------ Supplied entries ------

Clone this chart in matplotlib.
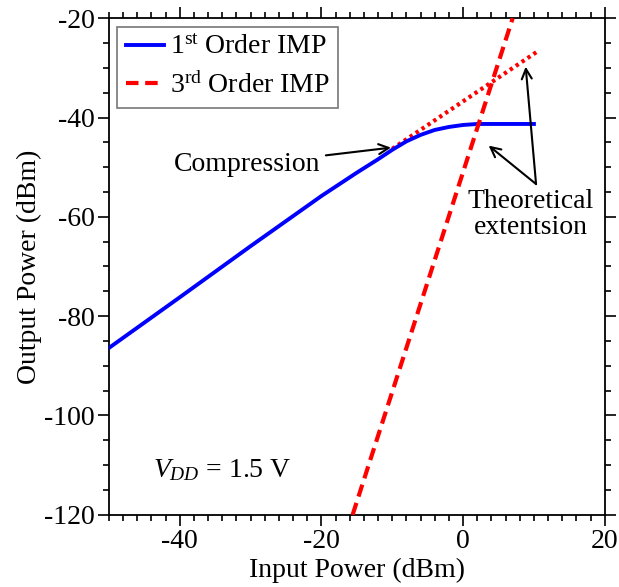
import matplotlib
matplotlib.use('Agg')
import matplotlib.pyplot as plt
from matplotlib.ticker import MultipleLocator

plt.rcParams['font.family'] = ['Liberation Serif', 'DejaVu Serif']
plt.rcParams['mathtext.fontset'] = 'custom'
plt.rcParams['mathtext.rm'] = 'Liberation Serif'
plt.rcParams['mathtext.it'] = 'Liberation Serif:italic'
plt.rcParams['axes.unicode_minus'] = False

# 1st order output (fundamental)
pin_1st = [-50, -40, -30, -20, -15, -12, -10, -8, -6, -4, -2, 0, 2, 4, 6, 8, 10]
pout_1st = [-86.4, -76.2, -65.9, -55.8, -51.1, -48.4, -46.5, -44.8, -43.5, -42.5, -41.9, -41.5, -41.3, -41.3, -41.3, -41.3, -41.3]

# 3rd order IMP (straight line)
pin_3rd = [-15.6, 7.0]
pout_3rd = [-120, -20]

# theoretical extension of the 1st order line
pin_ext = [-10, 10.7]
pout_ext = [-46.3, -26.5]

fig = plt.figure(figsize=(6.19, 5.87), dpi=100)
ax = fig.add_axes([0.176, 0.123, 0.801, 0.846])

ax.plot(pin_1st, pout_1st, color='#0000ff', lw=2.8, label='1$^{\\rm st}$ Order IMP', zorder=3)
ax.plot(pin_3rd, pout_3rd, color='#ff0000', lw=3, ls=(0, (3, 1.6)), label='3$^{\\rm rd}$ Order IMP', zorder=4)
ax.plot(pin_ext, pout_ext, color='#ff0000', lw=3, ls=(0, (0.8, 0.9)), zorder=2)

ax.set_xlim(-50, 20)
ax.set_ylim(-120, -20)
ax.xaxis.set_major_locator(MultipleLocator(20))
ax.xaxis.set_minor_locator(MultipleLocator(2))
ax.yaxis.set_major_locator(MultipleLocator(20))
ax.yaxis.set_minor_locator(MultipleLocator(5))
ax.tick_params(which='both', direction='out', top=True, right=True, width=1.2, labelsize=20)
ax.tick_params(which='major', length=8, pad=2)
ax.tick_params(which='minor', length=4)
for s in ax.spines.values():
    s.set_linewidth(1.3)

ax.set_xlabel('Input Power (dBm)', fontsize=20, labelpad=3)
ax.set_ylabel('Output Power (dBm)', fontsize=20, labelpad=2)

leg = ax.legend(loc='upper left', fontsize=20, frameon=True, fancybox=False,
                handlelength=1.4, handletextpad=0.2, borderpad=0.3,
                labelspacing=0.45, borderaxespad=0.3)
leg.get_frame().set_edgecolor('#555555')
leg.get_frame().set_linewidth(1.2)

arrow = dict(arrowstyle='->', color='black', lw=1.5, mutation_scale=18)
ax.annotate('Compression', xy=(-9.8, -46.0), xytext=(-30.5, -49.5), fontsize=20,
            ha='center', va='center', arrowprops=arrow)
ax.annotate('Theoretical\nextentsion', xy=(8.8, -29.0), xytext=(9.6, -59.6), fontsize=20,
            ha='center', va='center', linespacing=1.05)
ax.annotate('', xy=(8.8, -29.2), xytext=(10.3, -53.4),
            arrowprops=dict(arrow, shrinkA=0))
ax.annotate('', xy=(3.3, -45.3), xytext=(10.3, -53.4),
            arrowprops=dict(arrow, shrinkA=0))

ax.text(-43.8, -111, '$\\mathit{V}_{\\mathit{DD}}$ = 1.5 V', fontsize=20, ha='left', va='center')

fig.savefig('out.png', dpi=100)
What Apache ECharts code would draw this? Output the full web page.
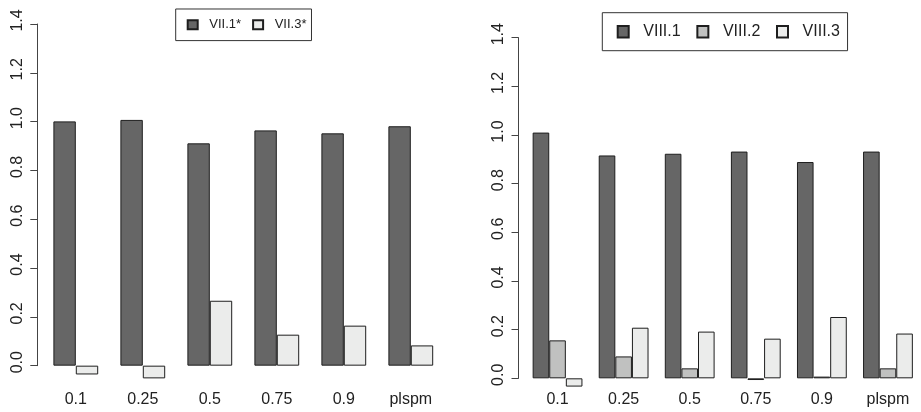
<!DOCTYPE html>
<html>
<head>
<meta charset="utf-8">
<script src="https://cdn.jsdelivr.net/npm/echarts@6/dist/echarts.min.js"></script>
<style>
html,body{margin:0;padding:0;background:#fff;}
#chart{width:921px;height:412px;}
</style>
</head>
<body>
<div id="chart"></div>
<script>
const categories = ['0.1', '0.25', '0.5', '0.75', '0.9', 'plspm'];
const leftNames = ['VII.1*', 'VII.3*'];
const vii1 = [1.001, 1.007, 0.911, 0.964, 0.952, 0.981];
const vii3 = [-0.036, -0.052, 0.266, 0.127, 0.164, 0.083];
const rightNames = ['VIII.1', 'VIII.2', 'VIII.3'];
const viii1 = [1.010, 0.916, 0.923, 0.932, 0.889, 0.932];
const viii2 = [0.156, 0.090, 0.041, -0.007, 0.007, 0.041];
const viii3 = [-0.034, 0.208, 0.192, 0.163, 0.252, 0.184];
const yMin = 0, yMax = 1.4, yStep = 0.2;

const DARK = '#666666', MID = '#c0c1c0', LIGHT = '#ebeceb', EDGE = '#1e1e1e';
const FONT = '"Liberation Sans", Arial, Helvetica, sans-serif';
const TXT = '#222222';

const chart = echarts.init(document.getElementById('chart'), null, {renderer: 'canvas'});

function barSeries(name, data, color, gridIdx, width) {
  return {
    type: 'bar', name: name, data: data,
    xAxisIndex: gridIdx, yAxisIndex: gridIdx,
    barWidth: width, barGap: '0%',
    itemStyle: {color: color, borderColor: EDGE, borderWidth: 1},
    emphasis: {disabled: true},
    animation: false
  };
}

// grid 0: left bars, grid 1: left axis, grid 2: right bars, grid 3: right axis
const L = {left: 42.3, width: 402, top: 24, unit: 244.05};
const R = {left: 524.5, width: 397.2, top: 37.7, unit: 243.3};

const valueAxisVisible = (gridIndex, offset) => ({
  type: 'value', gridIndex: gridIndex, min: yMin, max: yMax, interval: yStep,
  offset: offset,
  axisLine: {show: true, lineStyle: {color: '#444', width: 1}},
  axisTick: {show: true, length: 7, lineStyle: {color: '#444', width: 1}},
  splitLine: {show: false},
  axisLabel: {
    rotate: 90, margin: 12, fontSize: 16, fontFamily: FONT, color: TXT,
    padding: [0, 0, 0, 7],
    formatter: v => v.toFixed(1)
  }
});

const option = {
  backgroundColor: '#ffffff',
  animation: false,
  grid: [
    {left: L.left, width: L.width, top: L.top, height: L.unit * (yMax + 0.1)},
    {left: L.left, width: L.width, top: L.top, height: L.unit * yMax},
    {left: R.left, width: R.width, top: R.top, height: R.unit * (yMax + 0.05)},
    {left: R.left, width: R.width, top: R.top, height: R.unit * yMax}
  ],
  xAxis: [
    {type: 'category', gridIndex: 0, data: categories,
     axisLine: {show: false}, axisTick: {show: false},
     axisLabel: {margin: 2, fontSize: 16, fontFamily: FONT, color: TXT, interval: 0}},
    {type: 'category', gridIndex: 1, data: categories, show: false},
    {type: 'category', gridIndex: 2, data: categories,
     axisLine: {show: false}, axisTick: {show: false},
     axisLabel: {margin: 1.5, fontSize: 16, fontFamily: FONT, color: TXT, interval: 0}},
    {type: 'category', gridIndex: 3, data: categories, show: false}
  ],
  yAxis: [
    {type: 'value', gridIndex: 0, min: -0.1, max: yMax, show: false},
    valueAxisVisible(1, 5),
    {type: 'value', gridIndex: 2, min: -0.05, max: yMax, show: false},
    valueAxisVisible(3, 6)
  ],
  legend: [
    {
      data: leftNames, left: 175.7, top: 9,
      orient: 'horizontal',
      itemWidth: 10, itemHeight: 9, itemGap: 11,
      borderColor: '#333', borderWidth: 1, borderRadius: 0,
      padding: [8.8, 5, 8.8, 11],
      icon: 'rect',
      selectedMode: false,
      textStyle: {fontSize: 13, fontFamily: FONT, color: TXT, lineHeight: 14, padding: [0, 0, 0, 6.6]}
    },
    {
      data: rightNames, left: 602.3, top: 12.7,
      orient: 'horizontal',
      itemWidth: 11, itemHeight: 11.5, itemGap: 15.7,
      borderColor: '#333', borderWidth: 1, borderRadius: 0,
      padding: [10, 7.6, 10, 14.4],
      icon: 'rect',
      selectedMode: false,
      textStyle: {fontSize: 16, fontFamily: FONT, color: TXT, lineHeight: 18, padding: [0, 0, 0, 9.6]}
    }
  ],
  series: [
    barSeries(leftNames[0], vii1, DARK, 0, 22.4),
    barSeries(leftNames[1], vii3, LIGHT, 0, 22.4),
    barSeries(rightNames[0], viii1, DARK, 2, 16.6),
    barSeries(rightNames[1], viii2, MID, 2, 16.6),
    barSeries(rightNames[2], viii3, LIGHT, 2, 16.6)
  ]
};
chart.setOption(option);
</script>
</body>
</html>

------

- Task statement
From the first line above through the line containing "from matplotlib.ticker import MultipleLocator", copy everything exactly, without the pictures.

- Final answer
Clone this chart in matplotlib.
import matplotlib
matplotlib.use('Agg')
import matplotlib.pyplot as plt
from matplotlib.ticker import MultipleLocator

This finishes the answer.